WHAT TO WORK ON
Give again only the lines running from the one with "Emit a Python" through the one with "0.007, 0.002, 0]", inclusive. Omit every picture.

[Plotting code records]
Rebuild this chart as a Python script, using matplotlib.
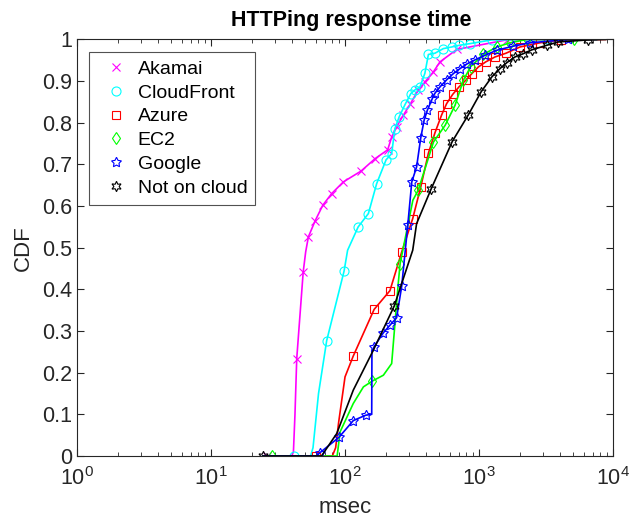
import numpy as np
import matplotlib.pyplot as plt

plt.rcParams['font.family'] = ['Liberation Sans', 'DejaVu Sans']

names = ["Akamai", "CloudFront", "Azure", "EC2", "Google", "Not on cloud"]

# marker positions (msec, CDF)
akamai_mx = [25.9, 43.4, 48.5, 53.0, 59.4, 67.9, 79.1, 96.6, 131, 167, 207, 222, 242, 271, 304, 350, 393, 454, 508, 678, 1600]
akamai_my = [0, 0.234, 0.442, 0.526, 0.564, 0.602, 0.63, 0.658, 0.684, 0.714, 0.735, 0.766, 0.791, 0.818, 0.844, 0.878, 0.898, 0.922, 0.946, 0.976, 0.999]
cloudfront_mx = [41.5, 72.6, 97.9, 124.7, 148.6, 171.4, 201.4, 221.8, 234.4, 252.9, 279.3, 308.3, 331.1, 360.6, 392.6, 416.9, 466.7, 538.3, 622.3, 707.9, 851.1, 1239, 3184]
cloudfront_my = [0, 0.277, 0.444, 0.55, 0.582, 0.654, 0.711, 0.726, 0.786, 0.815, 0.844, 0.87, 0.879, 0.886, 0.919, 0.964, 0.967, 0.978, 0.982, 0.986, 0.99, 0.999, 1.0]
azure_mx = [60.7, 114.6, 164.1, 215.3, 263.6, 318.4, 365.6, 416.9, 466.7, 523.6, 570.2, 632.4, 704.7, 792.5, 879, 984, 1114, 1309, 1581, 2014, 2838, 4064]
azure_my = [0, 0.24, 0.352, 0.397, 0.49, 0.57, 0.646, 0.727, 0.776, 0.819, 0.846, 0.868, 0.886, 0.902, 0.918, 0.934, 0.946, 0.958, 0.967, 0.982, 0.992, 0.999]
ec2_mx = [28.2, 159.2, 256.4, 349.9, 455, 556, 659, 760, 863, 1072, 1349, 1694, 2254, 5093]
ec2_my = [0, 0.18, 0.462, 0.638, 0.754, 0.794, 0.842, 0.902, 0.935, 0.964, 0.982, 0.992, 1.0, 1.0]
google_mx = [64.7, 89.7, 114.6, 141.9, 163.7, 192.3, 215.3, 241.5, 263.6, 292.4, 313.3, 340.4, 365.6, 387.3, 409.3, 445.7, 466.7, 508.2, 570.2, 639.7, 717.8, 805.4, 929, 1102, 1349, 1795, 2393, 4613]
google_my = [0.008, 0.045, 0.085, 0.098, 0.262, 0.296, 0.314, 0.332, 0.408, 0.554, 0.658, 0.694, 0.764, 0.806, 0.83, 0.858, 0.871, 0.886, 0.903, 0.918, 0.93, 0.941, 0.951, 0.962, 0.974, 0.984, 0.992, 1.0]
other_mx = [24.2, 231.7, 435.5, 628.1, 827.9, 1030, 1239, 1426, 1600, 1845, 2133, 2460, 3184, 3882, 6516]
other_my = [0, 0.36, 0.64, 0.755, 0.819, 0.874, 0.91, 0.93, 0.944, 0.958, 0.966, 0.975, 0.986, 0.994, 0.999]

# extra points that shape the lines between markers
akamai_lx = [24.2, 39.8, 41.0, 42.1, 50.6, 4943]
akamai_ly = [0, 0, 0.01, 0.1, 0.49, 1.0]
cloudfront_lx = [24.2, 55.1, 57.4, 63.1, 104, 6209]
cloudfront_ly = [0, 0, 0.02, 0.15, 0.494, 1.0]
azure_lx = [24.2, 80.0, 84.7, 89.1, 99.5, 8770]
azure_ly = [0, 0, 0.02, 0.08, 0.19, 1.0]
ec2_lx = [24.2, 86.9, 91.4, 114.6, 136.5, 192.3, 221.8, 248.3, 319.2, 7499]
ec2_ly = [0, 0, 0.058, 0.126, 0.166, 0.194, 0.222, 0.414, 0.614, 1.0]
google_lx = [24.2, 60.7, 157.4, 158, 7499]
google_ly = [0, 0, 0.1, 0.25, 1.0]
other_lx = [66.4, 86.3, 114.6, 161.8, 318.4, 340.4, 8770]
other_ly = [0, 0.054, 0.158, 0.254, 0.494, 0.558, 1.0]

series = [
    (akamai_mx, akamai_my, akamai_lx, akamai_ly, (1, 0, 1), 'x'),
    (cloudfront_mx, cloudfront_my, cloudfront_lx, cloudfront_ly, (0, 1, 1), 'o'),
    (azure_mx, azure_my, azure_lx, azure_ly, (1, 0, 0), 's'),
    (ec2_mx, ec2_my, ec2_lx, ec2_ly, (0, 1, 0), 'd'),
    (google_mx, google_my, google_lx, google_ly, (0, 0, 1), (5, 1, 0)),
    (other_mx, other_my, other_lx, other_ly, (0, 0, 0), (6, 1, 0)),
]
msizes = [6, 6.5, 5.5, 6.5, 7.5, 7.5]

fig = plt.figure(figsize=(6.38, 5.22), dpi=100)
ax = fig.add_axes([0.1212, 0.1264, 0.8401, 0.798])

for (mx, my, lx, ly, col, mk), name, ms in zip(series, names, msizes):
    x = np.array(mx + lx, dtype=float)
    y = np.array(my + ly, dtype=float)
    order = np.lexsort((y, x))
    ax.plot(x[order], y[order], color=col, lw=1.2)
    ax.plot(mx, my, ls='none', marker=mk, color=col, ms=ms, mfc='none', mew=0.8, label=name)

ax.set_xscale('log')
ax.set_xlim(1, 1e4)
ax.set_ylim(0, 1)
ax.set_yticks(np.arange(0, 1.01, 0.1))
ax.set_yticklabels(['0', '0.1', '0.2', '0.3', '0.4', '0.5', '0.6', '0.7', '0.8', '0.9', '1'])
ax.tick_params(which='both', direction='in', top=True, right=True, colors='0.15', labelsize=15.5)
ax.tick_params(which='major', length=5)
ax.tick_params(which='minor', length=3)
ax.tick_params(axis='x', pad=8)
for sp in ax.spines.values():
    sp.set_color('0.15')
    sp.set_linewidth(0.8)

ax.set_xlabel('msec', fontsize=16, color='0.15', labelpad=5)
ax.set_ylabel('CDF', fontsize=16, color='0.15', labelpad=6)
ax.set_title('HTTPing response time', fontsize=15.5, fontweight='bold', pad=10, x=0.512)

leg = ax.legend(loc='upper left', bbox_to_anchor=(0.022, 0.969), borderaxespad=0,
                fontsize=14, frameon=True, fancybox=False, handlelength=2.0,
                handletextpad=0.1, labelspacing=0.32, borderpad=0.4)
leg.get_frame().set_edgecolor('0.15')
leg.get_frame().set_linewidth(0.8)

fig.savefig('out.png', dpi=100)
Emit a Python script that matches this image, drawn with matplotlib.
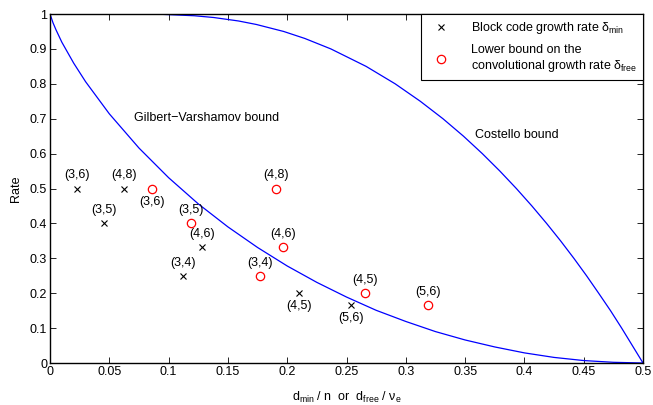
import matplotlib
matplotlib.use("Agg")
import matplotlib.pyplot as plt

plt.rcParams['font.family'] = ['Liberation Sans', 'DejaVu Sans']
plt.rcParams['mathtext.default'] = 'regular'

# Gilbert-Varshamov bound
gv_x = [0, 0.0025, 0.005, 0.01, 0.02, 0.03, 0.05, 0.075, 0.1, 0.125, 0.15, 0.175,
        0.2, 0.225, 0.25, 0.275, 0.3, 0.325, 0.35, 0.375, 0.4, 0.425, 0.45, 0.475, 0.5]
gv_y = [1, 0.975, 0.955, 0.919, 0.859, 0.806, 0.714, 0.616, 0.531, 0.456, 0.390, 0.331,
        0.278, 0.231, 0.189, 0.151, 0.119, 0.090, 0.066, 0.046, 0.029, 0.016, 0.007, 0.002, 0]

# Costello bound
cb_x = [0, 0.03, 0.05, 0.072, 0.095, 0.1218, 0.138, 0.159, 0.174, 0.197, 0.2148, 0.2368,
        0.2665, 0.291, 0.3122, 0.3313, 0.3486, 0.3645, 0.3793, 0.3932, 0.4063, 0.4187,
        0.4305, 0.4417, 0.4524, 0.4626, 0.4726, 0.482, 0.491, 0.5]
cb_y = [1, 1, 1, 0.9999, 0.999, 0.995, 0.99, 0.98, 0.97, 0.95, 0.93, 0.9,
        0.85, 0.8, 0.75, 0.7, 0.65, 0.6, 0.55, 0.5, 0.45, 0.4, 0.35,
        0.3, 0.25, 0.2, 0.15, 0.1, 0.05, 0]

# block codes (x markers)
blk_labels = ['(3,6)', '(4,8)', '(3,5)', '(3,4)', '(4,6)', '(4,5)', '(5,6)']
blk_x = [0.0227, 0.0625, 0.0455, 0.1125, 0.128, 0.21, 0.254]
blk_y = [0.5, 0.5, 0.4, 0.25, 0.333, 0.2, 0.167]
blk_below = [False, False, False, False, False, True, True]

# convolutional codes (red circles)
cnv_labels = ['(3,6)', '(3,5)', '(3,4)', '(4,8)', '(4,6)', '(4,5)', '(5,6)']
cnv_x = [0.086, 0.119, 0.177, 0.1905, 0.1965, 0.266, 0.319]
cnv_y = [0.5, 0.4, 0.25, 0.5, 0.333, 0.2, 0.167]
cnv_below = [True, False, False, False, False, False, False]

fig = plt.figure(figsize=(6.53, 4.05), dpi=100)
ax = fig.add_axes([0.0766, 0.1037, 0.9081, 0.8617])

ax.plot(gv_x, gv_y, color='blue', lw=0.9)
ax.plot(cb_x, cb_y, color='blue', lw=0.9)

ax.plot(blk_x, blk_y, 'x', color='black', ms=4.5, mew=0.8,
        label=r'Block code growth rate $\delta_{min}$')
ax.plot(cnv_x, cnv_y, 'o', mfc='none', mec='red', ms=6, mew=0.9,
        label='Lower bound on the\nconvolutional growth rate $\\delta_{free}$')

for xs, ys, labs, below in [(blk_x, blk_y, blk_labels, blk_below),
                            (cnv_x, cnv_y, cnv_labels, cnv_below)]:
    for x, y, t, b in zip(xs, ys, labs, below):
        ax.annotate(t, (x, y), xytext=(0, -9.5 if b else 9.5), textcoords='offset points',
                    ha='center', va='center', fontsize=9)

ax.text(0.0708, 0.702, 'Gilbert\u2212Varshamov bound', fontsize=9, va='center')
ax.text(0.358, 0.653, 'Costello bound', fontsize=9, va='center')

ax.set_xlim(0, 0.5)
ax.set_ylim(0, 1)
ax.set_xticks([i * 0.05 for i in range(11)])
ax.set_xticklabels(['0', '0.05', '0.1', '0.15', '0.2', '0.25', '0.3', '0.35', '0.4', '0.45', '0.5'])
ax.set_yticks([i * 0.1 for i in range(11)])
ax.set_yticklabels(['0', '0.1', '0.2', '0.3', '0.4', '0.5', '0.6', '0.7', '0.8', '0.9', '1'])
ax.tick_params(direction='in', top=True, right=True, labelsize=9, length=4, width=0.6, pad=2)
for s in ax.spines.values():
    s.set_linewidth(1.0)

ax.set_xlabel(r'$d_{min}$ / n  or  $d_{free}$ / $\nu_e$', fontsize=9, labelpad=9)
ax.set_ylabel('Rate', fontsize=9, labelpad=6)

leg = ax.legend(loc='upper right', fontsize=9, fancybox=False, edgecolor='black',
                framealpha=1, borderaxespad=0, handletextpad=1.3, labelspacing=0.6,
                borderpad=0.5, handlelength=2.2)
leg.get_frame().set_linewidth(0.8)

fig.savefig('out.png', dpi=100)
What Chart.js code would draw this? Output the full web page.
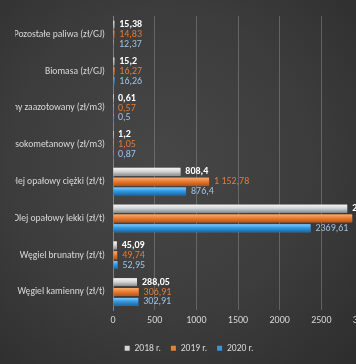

FINISHED EXERCISE
Emit a Python script that matches this image, drawn with matplotlib.
import matplotlib
matplotlib.use("Agg")
import matplotlib.pyplot as plt

plt.rcParams['font.family'] = ['Liberation Sans', 'DejaVu Sans']
plt.rcParams['mathtext.default'] = 'regular'

# Gilbert-Varshamov bound
gv_x = [0, 0.0025, 0.005, 0.01, 0.02, 0.03, 0.05, 0.075, 0.1, 0.125, 0.15, 0.175,
        0.2, 0.225, 0.25, 0.275, 0.3, 0.325, 0.35, 0.375, 0.4, 0.425, 0.45, 0.475, 0.5]
gv_y = [1, 0.975, 0.955, 0.919, 0.859, 0.806, 0.714, 0.616, 0.531, 0.456, 0.390, 0.331,
        0.278, 0.231, 0.189, 0.151, 0.119, 0.090, 0.066, 0.046, 0.029, 0.016, 0.007, 0.002, 0]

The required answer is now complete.